Ele descreve seu trabalho como uma crônica gráfica, fabulando histórias e incluindo personagens no cenário. Um de seus registros no caderno é a casa de vidro de Lina Bo Bardi, em São Paulo. No primeiro plano, colocou Lina sentada. “O sketch é um desenho rápido, um exercício, e quando estamos desenhando algo tão dinâmico como alguém dançando, é desafiador, porque toda hora mudam as posições”, diz Fabiano.

Experiência

Duas páginas do caderno de Sueli Baglioli reúnem pequenos desenhos de detalhes da Casa de Pedra. Ela começou a desenhar há três anos, quando foi a um encontro do Croquis Urbanos, outro grupo que reúne desenhistas nas manhãs de domingo. “Nos primeiros meses, saía de lá chorando”, brincou a administradora de 57 anos. Quem folheia seu caderno retangular não percebe que a experiência é tão recente. “Gosto dos detalhes do cotidiano. Desenho em bilhete de loteria, em convite de casamento, em tudo.”
Perto dela, o casal João Paulo de Carvalho, de 29 anos, e Ana Beatriz Artigas, de 25, levaram um tripé de fotografia para fazer as vezes de cavalete. Eles estudam e trabalham com artes, produzindo seus próprios cadernos, estojos e outros itens. “A gente prefere a aquarela por ser mais portátil, é fácil de levar para qualquer lugar e desenhar no caderninho, que seja.
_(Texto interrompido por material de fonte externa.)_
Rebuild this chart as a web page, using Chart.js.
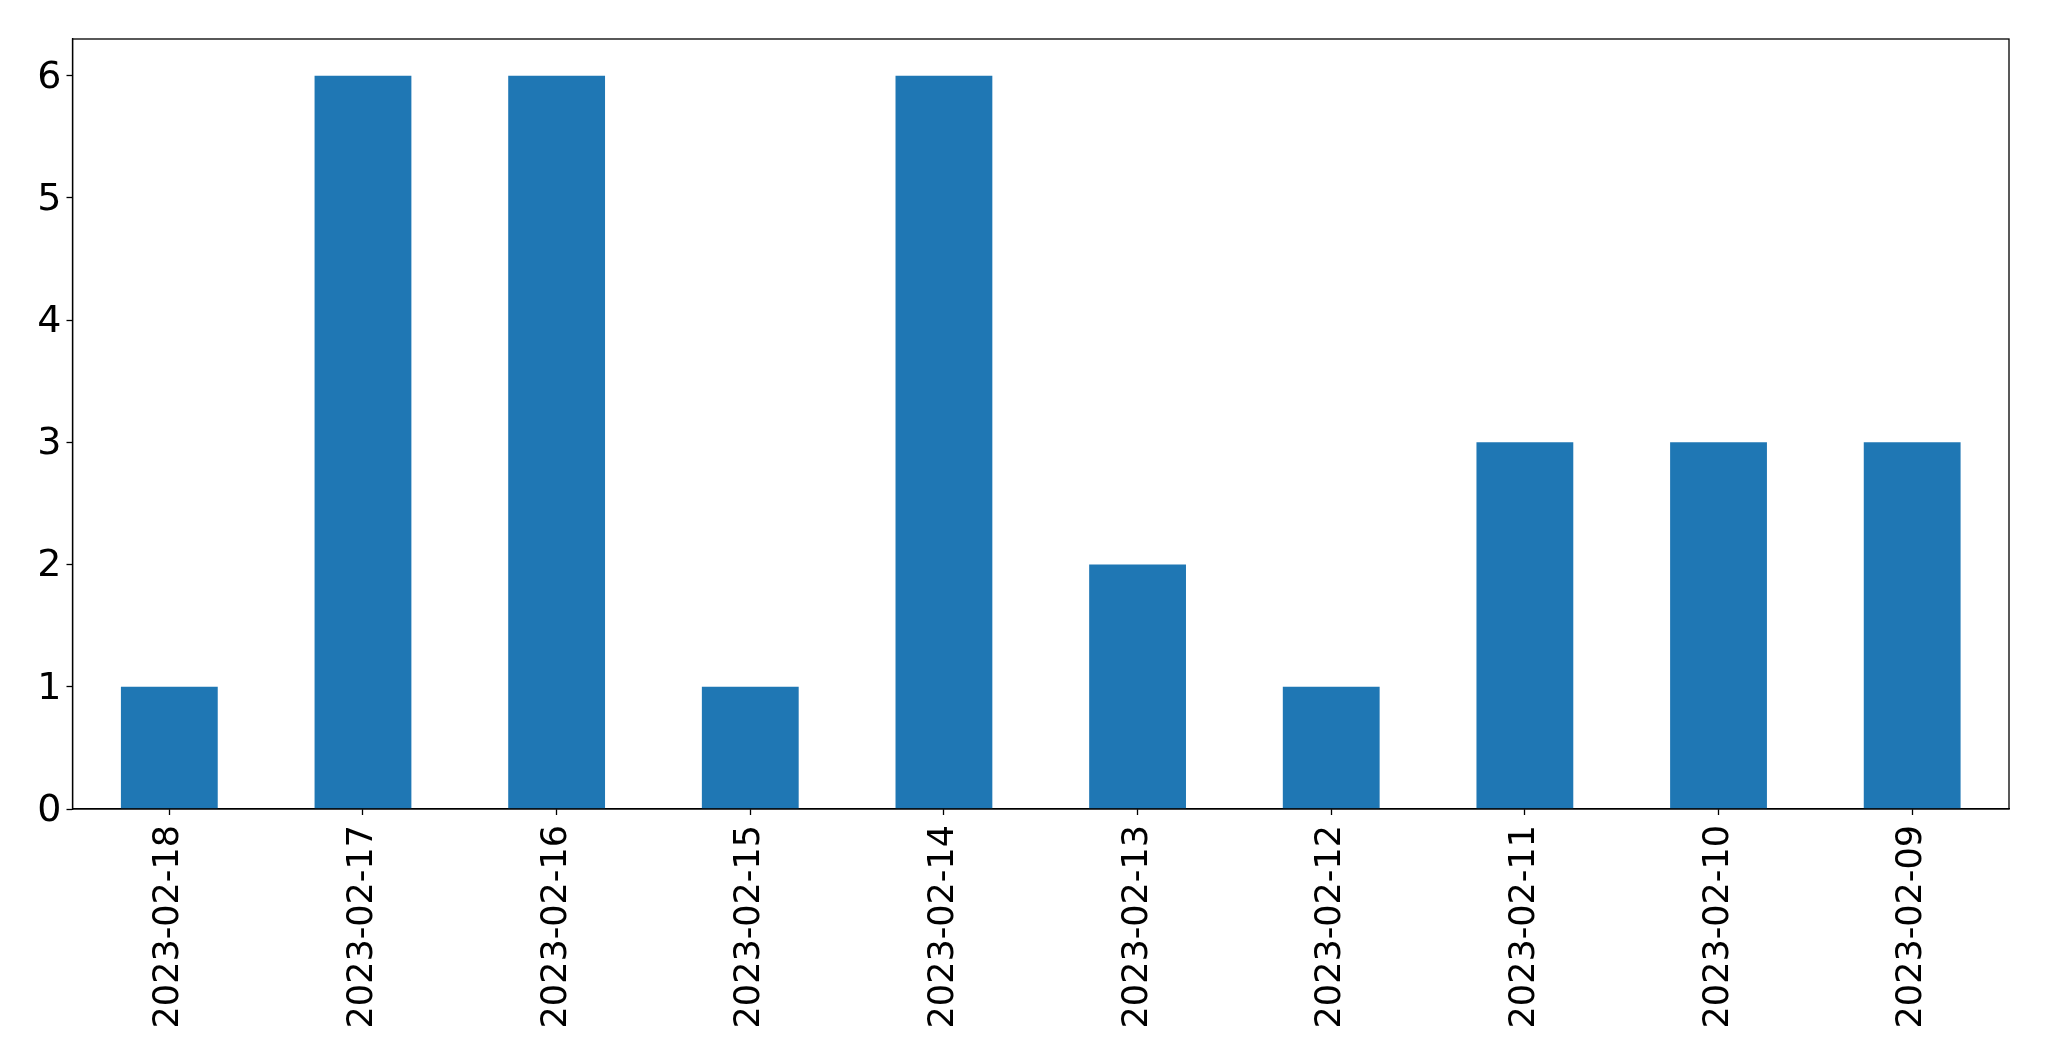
<!DOCTYPE html>
<html>
<head>
<meta charset="utf-8">
<script src="https://cdn.jsdelivr.net/npm/chart.js@4/dist/chart.umd.min.js"></script>
<style>
  html, body { margin: 0; padding: 0; background: #fff; }
  #wrap { width: 2049px; height: 1061px; }
</style>
</head>
<body>
<div id="wrap"><canvas id="bar-chart"></canvas></div>
<script>
  const dates = ['2023-02-18','2023-02-17','2023-02-16','2023-02-15','2023-02-14',
                 '2023-02-13','2023-02-12','2023-02-11','2023-02-10','2023-02-09'];
  const counts = [1, 6, 6, 1, 6, 2, 1, 3, 3, 3];
  const yTicks = [0, 1, 2, 3, 4, 5, 6];

  // top and right spines, like a matplotlib frame
  const frame = {
    id: 'frame',
    afterDraw(chart) {
      const a = chart.chartArea, c = chart.ctx;
      c.save();
      c.strokeStyle = '#000';
      c.lineWidth = 1.3;
      c.strokeRect(a.left, a.top, a.right - a.left, a.bottom - a.top);
      c.restore();
    }
  };

  const barX = document.getElementById('bar-chart');
  const barChart = new Chart(barX, {
    type: 'bar',
    data: {
      labels: dates,
      datasets: [{
        data: counts,
        backgroundColor: '#1f77b4',
        borderWidth: 0,
        categoryPercentage: 0.5,
        barPercentage: 1.0
      }]
    },
    options: {
      responsive: true,
      maintainAspectRatio: false,
      animation: false,
      layout: { padding: { top: 39, right: 40, left: 0, bottom: 0 } },
      plugins: {
        legend: { display: false },
        tooltip: { enabled: false }
      },
      scales: {
        x: {
          grid: { display: true, offset: false, drawOnChartArea: false, tickLength: 6, color: '#000', tickWidth: 1.3 },
          border: { display: true, color: '#000', width: 1.3 },
          ticks: {
            color: '#000',
            minRotation: 90,
            maxRotation: 90,
            autoSkip: false,
            padding: 10,
            font: { family: 'DejaVu Sans', size: 35 }
          },
          afterFit(scale) { scale.height = 252; }
        },
        y: {
          min: 0,
          max: 6.3,
          afterBuildTicks(scale) { scale.ticks = yTicks.map(v => ({ value: v })); },
          grid: { display: true, drawOnChartArea: false, tickLength: 6, color: '#000', tickWidth: 1.3 },
          border: { display: true, color: '#000', width: 1.3 },
          ticks: {
            color: '#000',
            padding: 5,
            labelOffset: 2,
            font: { family: 'DejaVu Sans', size: 38 }
          },
          afterFit(scale) { scale.width = 72.5; }
        }
      }
    },
    plugins: [frame]
  });
</script>
</body>
</html>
Mas no ateliê trabalhamos com todas as técnicas”, diz João. Ao redor, a aquarela é a técnica mais usada, mas há gente sentada nos muros e no gramado com grafite, marcadores, pincéis e canetas. Um rapaz se prepara para abrir o caderno e começar seu desenho. Do alto de uma das árvores, um passarinho faz sua contribuição com um excremento. “Ah, começamos com uma cagada”, brincou, enquanto limpava com um papel. E completou, arrancando gargalhadas: “É  que é um sketch mais orgânico”.

Início

O projeto Urban Sketchers começou em Seattle em 2006, quando o espanhol Gabriel Campanario passou a registrar as ruas de seu cotidiano para gravar itinerários. Começou a compartilhar no Flickr, rede social de fotografia, e seus amigos em Barcelona passaram a fazer o mesmo. E, como tudo na internet, disseminou-se rapidamente. Atualmente há grupos auto-organizados em dezenas de países e em várias cidades brasileiras. Quem frequenta os encontros nem sempre tem a profissão ligada ao hobby: são muitos arquitetos, artistas, designers e fotógrafos, mas também advogados, contadores e zootecnistas, com ou sem experiência. “O desenho é também uma forma de registro do tempo, de gravar algo antes que desapareça”, diz Fabiano. Casas de madeira são o principal exemplo desse tema: muitas delas continuam existindo apenas em papel algodão e aquarela.